This is a problem with the way GzipStream handles gzip files with multiple gzip entries. It reads the first entry, and treats all succeeding entries as garbage (interestingly, utilities like gzip and winzip handle it correctly by extracting them all into one file).There are a couple of workarounds, or you can use a third-party utility like DotNetZip (http://dotnetzip.codeplex.com/).
Perhaps the easiest is to scan the file for all of the gzip headers, and then manually moving the stream to each one and decompressing the content. This can be done by looking for the ID1, ID2, and 0x8 in the raw file bytes (Deflate compression method, see the specification: http://www.gzip.org/zlib/rfc-gzip.html). This isn't always enough to guarantee that you're looking at a gzip header, so you would want to read the rest of the header (or at least the first ten bytes) in to verify:
const int Id1 = 0x1F;
const int Id2 = 0x8B;
const int DeflateCompression = 0x8;
const int GzipFooterLength = 8;
const int MaxGzipFlag = 32;
/// <summary>
/// Returns true if the stream could be a valid gzip header at the current position.
/// </summary>
/// <param name="stream">The stream to check.</param>
/// <returns>Returns true if the stream could be a valid gzip header at the current position.</returns>
public static bool IsHeaderCandidate(Stream stream)
{
// Read the first ten bytes of the stream
byte[] header = new byte[10];
int bytesRead = stream.Read(header, 0, header.Length);
stream.Seek(-bytesRead, SeekOrigin.Current);
if (bytesRead < header.Length)
{
return false;
}
// Check the id tokens and compression algorithm
if (header[0] != Id1 || header[1] != Id2 || header[2] != DeflateCompression)
{
return false;
}
// Extract the GZIP flags, of which only 5 are allowed (2 pow. 5 = 32)

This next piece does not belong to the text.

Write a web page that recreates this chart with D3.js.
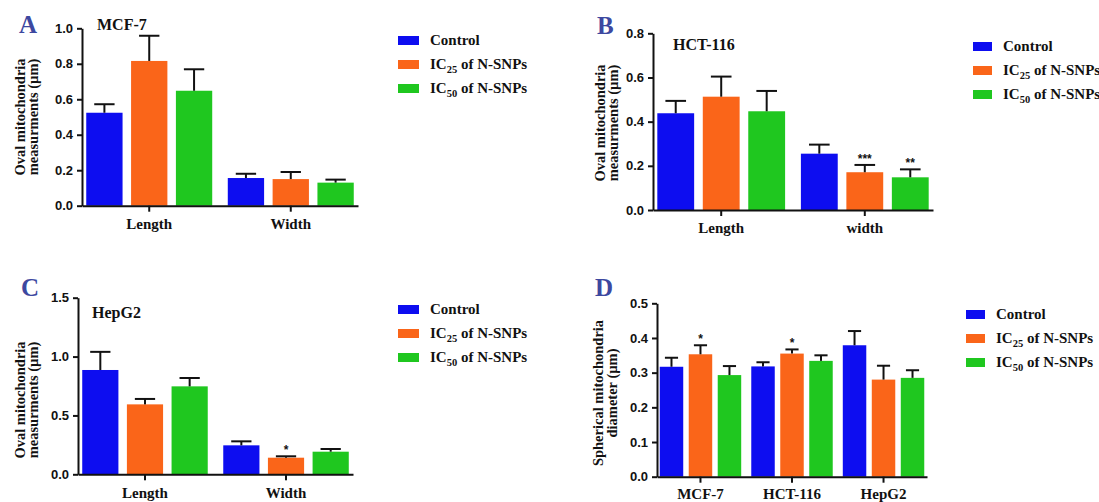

if (header[3] > MaxGzipFlag)
{
return false;
}
// Check the extra compression flags, which is either 2 or 4 with the Deflate algorithm
if (header[8] != 0x0 && header[8] != 0x2 && header[8] != 0x4)
{
return false;
}
return true;
}
Note that GzipStream might move the stream to the end of the file if you use the file stream directly. You may want to read each part into a MemoryStream and then decompress each part individually in memory.
An alternate approach would be to modify the gzip headers to specify the length of the content so that you don't have to scan the file for headers (you could programmatically determine the offset of each), which would require diving a bit deeper into the gzip spec.